> Items:
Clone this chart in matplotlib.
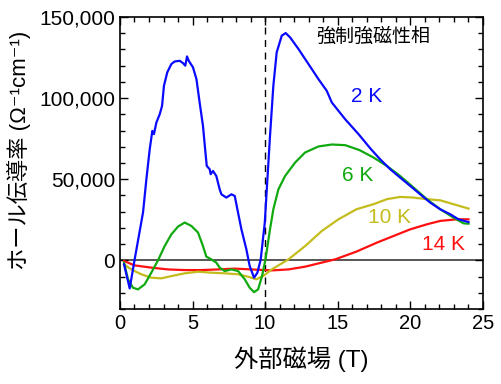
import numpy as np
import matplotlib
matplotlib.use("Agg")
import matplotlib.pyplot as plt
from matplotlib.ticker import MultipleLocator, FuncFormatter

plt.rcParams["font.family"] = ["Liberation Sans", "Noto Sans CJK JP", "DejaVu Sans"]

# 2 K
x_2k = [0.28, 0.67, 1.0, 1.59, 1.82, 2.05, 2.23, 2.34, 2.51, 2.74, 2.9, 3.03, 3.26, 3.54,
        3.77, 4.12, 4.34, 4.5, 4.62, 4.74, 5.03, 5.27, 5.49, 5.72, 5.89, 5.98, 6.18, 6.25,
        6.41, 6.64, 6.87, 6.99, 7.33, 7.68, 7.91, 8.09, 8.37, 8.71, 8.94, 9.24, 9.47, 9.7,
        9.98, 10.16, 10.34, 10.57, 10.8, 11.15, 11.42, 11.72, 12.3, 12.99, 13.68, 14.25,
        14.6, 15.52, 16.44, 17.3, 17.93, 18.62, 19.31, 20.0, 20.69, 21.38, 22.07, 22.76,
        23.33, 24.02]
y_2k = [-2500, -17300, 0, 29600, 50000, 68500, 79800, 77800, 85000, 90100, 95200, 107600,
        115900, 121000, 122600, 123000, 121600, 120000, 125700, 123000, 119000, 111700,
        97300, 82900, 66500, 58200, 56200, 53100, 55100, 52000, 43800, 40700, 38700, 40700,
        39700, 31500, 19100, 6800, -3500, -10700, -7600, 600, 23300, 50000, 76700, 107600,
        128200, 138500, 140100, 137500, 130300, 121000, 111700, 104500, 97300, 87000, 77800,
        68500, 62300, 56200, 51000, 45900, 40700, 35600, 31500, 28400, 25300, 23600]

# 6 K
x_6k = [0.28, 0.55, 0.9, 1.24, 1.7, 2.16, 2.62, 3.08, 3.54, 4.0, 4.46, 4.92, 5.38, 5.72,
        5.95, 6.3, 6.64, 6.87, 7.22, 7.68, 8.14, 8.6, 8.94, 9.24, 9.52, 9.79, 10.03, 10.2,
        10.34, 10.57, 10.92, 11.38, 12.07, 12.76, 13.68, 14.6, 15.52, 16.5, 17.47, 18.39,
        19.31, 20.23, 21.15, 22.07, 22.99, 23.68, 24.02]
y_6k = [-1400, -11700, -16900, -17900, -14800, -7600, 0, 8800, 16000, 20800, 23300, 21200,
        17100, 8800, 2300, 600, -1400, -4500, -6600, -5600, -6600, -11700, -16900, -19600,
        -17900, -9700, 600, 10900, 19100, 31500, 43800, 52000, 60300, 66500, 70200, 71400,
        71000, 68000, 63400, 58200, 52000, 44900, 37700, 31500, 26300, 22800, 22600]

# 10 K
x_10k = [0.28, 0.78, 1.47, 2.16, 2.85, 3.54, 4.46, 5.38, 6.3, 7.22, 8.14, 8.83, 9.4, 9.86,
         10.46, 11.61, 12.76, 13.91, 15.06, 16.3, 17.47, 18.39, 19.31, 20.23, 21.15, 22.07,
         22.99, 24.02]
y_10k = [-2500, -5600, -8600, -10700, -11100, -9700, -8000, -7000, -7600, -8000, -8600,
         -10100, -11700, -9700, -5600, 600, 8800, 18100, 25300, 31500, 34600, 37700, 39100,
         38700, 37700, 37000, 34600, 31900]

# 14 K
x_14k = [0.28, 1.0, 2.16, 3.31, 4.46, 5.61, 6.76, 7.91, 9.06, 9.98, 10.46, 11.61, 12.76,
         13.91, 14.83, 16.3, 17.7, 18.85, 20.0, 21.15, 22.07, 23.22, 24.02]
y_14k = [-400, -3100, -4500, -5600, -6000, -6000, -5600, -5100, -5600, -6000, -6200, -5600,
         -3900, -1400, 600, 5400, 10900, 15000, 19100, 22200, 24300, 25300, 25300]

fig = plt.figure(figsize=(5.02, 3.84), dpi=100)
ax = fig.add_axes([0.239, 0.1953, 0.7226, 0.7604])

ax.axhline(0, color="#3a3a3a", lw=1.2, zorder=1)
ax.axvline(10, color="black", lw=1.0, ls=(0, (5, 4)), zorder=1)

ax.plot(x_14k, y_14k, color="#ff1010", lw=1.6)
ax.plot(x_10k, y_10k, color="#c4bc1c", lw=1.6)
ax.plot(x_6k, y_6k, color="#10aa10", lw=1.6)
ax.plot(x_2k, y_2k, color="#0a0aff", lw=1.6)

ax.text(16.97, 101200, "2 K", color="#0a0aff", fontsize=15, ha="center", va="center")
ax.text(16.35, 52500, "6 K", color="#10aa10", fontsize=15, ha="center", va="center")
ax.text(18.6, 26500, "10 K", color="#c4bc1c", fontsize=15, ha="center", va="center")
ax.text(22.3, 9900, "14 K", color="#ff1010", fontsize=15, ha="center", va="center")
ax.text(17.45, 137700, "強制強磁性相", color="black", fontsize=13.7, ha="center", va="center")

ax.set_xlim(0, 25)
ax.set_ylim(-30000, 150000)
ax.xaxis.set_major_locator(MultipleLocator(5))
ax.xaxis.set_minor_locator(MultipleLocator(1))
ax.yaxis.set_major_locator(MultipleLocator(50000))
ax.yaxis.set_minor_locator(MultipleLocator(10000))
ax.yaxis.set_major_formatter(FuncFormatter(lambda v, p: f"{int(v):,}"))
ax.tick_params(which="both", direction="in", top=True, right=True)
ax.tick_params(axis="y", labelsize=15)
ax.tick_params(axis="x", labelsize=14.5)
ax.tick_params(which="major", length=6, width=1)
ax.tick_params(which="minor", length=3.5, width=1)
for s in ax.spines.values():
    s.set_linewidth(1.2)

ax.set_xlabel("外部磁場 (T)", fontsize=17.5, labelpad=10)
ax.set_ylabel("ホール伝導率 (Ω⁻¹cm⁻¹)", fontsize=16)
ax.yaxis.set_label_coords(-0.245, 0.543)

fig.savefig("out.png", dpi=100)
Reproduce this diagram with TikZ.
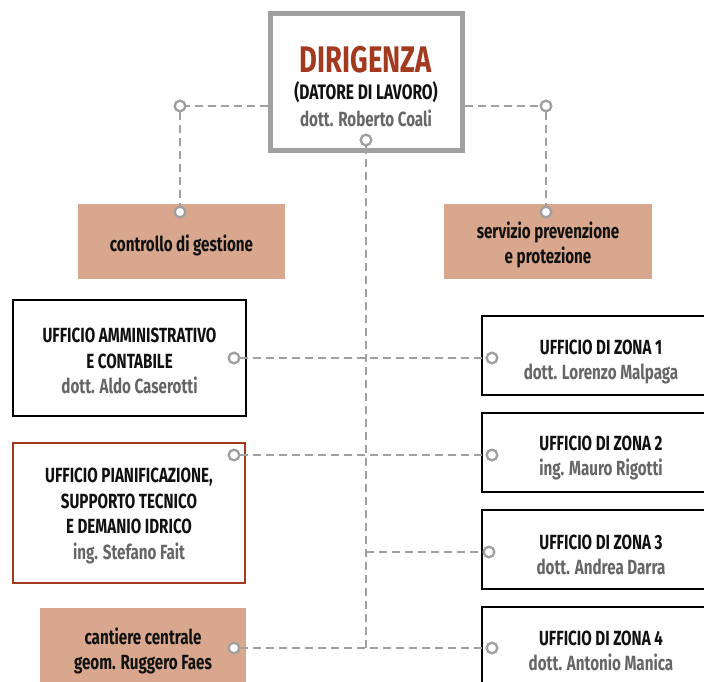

> Prompt: Everything from the first line of the records through the line containing "from matplotlib.ticker import" should be reproduced exactly, apart from the pictures.

> Result below:
Clone this chart in matplotlib.
import numpy as np
import matplotlib
matplotlib.use("Agg")
import matplotlib.pyplot as plt
from matplotlib.ticker import MultipleLocator, FuncFormatter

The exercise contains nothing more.